A recent decision from the Ontario Superior Court of Justice looks at a family divided over a particular property which was subject to an estate dispute. The applicants sought a declaration that their deceased parents had obtained adverse possession because of the way in which their family historically used a piece of property. However, the respondents argued that adverse possession was not applicable.
What is adverse possession?
The term “adverse possession” is often referred to by its colloquial name “squatter’s rights.” Simply put, adverse possession can occur when a party, who does not own a piece of land, occupies and possess said land as their own, leading to legal ownership of the land.
In order to establish a claim for adverse possession, a claimant must establish that they:
- have actual possession of the property in question;
- intend to exclude the true owner from possession of that property; and
- are effectively excluding the true owner from that property.
Family treats entire piece of land as their own despite only owning half
In the case of McCracken Estate et el. v. Gatt et el., the applicants and respondents are the children and heirs of siblings whose parents jointly owned two adjoining pieces of land. The applicants’ parents purchased their portion of the land from the family plot in 1962. They built their family home on one half of the land and they treated the other half of the land (the “contested land”) as an extension of their yard for approximately 20 years. The respondents’ grandparents legally owned the contested land.
The fence surrounding the property wrapped around the property as a whole and made no distinction between the two plots. By 1990, the parents of the applicants and the respondents entered into discussions regarding who owned the contested land. These conversations eventually fizzled out until the parents of the applicants passed away. After the death of their parents, the applicants sought confirmation as to whether they could inherit both pieces of land or just the portion their parents held legal title to.
Court applies the test for adverse possession
The Court found that the first element was satisfied as the applicants’ family had actual possession of the contested land since approximately 1962. Despite not having built any structures on the land, they used it as a place to store vehicles and equipment, while the applicants used it recreationally when they were children. Additionally, the parents and grandparents of the applicants cut the grass on the roadside lawn of both pieces of property.
Adverse possession claim elements not present until years later
The second and third elements of the test which deal with the treatment of the true property owners, were not present until 1989 when the parents of the applicants and respondents began to disagree about who owned the land. Until these negotiations began, there was no effort to exclude the legal owners from the land, or establish who owned it. When the dispute began in 1989, the parties retained counsel, however, no action was taken beyond exchanging written correspondence stating their respective claims to the land.

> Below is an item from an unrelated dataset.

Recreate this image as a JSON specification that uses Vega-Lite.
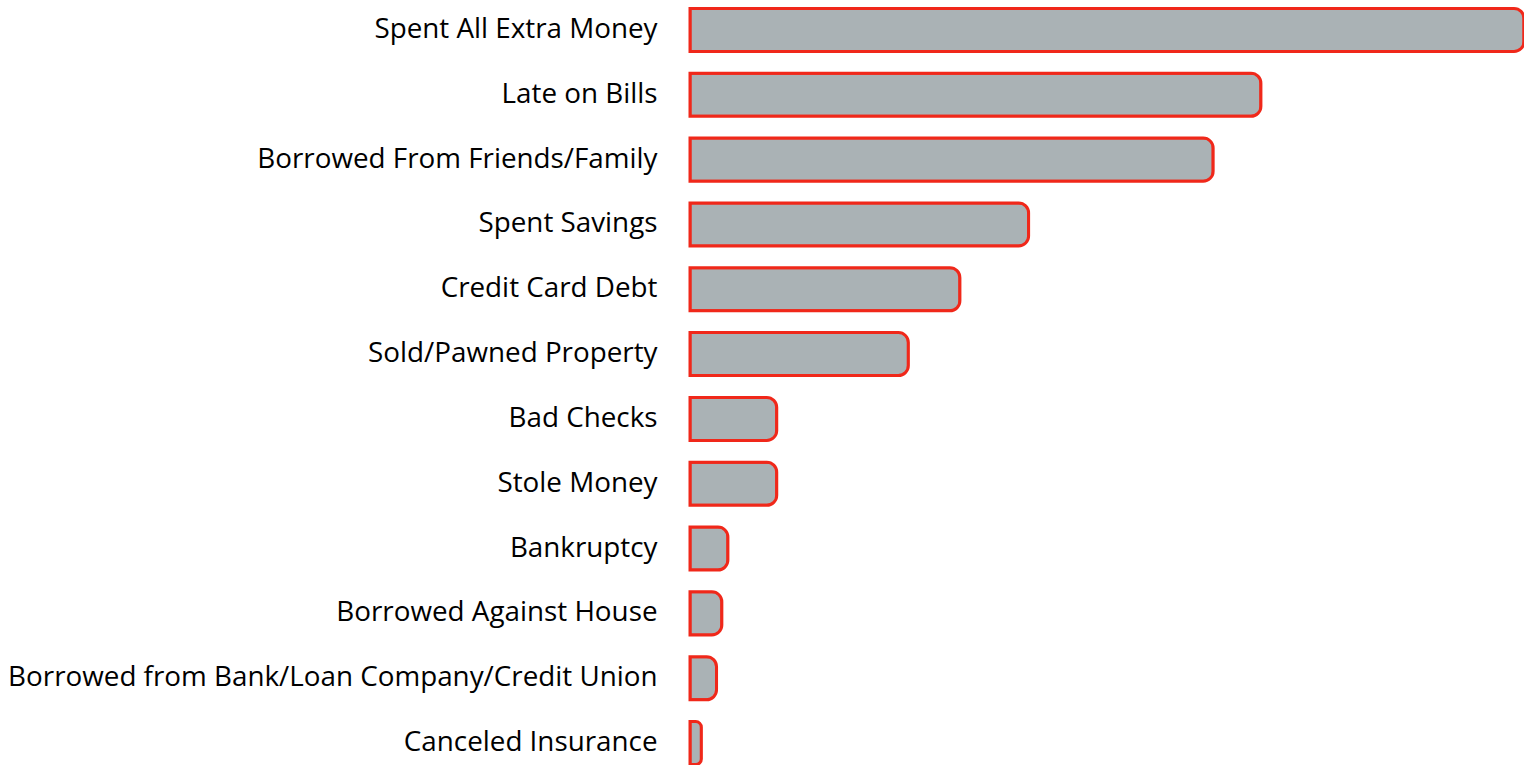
{
  "$schema": "https://vega.github.io/schema/vega-lite/v6.json",
  "width": 834,
  "height": 765,
  "autosize": {"type": "none"},
  "padding": {"left": 690, "top": 0, "right": 0, "bottom": 0},
  "background": "white",
  "config": {"view": {"stroke": null}},
  "data": {
    "values": [
      {"category": "Spent All Extra Money", "value": 55.0},
      {"category": "Late on Bills", "value": 37.65},
      {"category": "Borrowed From Friends/Family", "value": 34.5},
      {"category": "Spent Savings", "value": 22.33},
      {"category": "Credit Card Debt", "value": 17.8},
      {"category": "Sold/Pawned Property", "value": 14.4},
      {"category": "Bad Checks", "value": 5.72},
      {"category": "Stole Money", "value": 5.72},
      {"category": "Bankruptcy", "value": 2.5},
      {"category": "Borrowed Against House", "value": 2.1},
      {"category": "Borrowed from Bank/Loan Company/Credit Union", "value": 1.75},
      {"category": "Canceled Insurance", "value": 0.75}
    ]
  },
  "mark": {
    "type": "bar",
    "fill": "#aab2b5",
    "stroke": "#f0281a",
    "strokeWidth": 3,
    "cornerRadiusEnd": 10
  },
  "encoding": {
    "y": {
      "field": "category",
      "type": "nominal",
      "sort": null,
      "scale": {"paddingInner": 0.336, "paddingOuter": 0.13, "range": [0, 773]},
      "axis": {
        "title": null,
        "domain": false,
        "ticks": false,
        "labelPadding": 33,
        "labelFont": "Open Sans",
        "labelFontSize": 27.8,
        "labelColor": "#000000",
        "labelLimit": 0
      }
    },
    "x": {
      "field": "value",
      "type": "quantitative",
      "scale": {"domain": [0, 55], "nice": false},
      "axis": null
    }
  }
}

Communication between the parents of the parties ceased in 1990. From this point on, the Court found that the adverse possession clock started again. The Court found that it was sufficient for the parents of the applicants to maintain their use of the land, despite being warned that they were not the owners. The Court noted that the respondents’ parents bore the onus of taking steps to regain possession of the land.
Court grants declaration of adverse possession over disputed property
The Court ultimately held that the applicants were entitled to a declaration that their parents had acquired possessory title of the contested land before its registration in the Land Titles system and that the contested land was vested with the estate of the applicants’ father.
This case highlights the fact that elements to an adverse possession claim can occur after the initial possession of the land, so long as there is a ten-year window before the land is registered.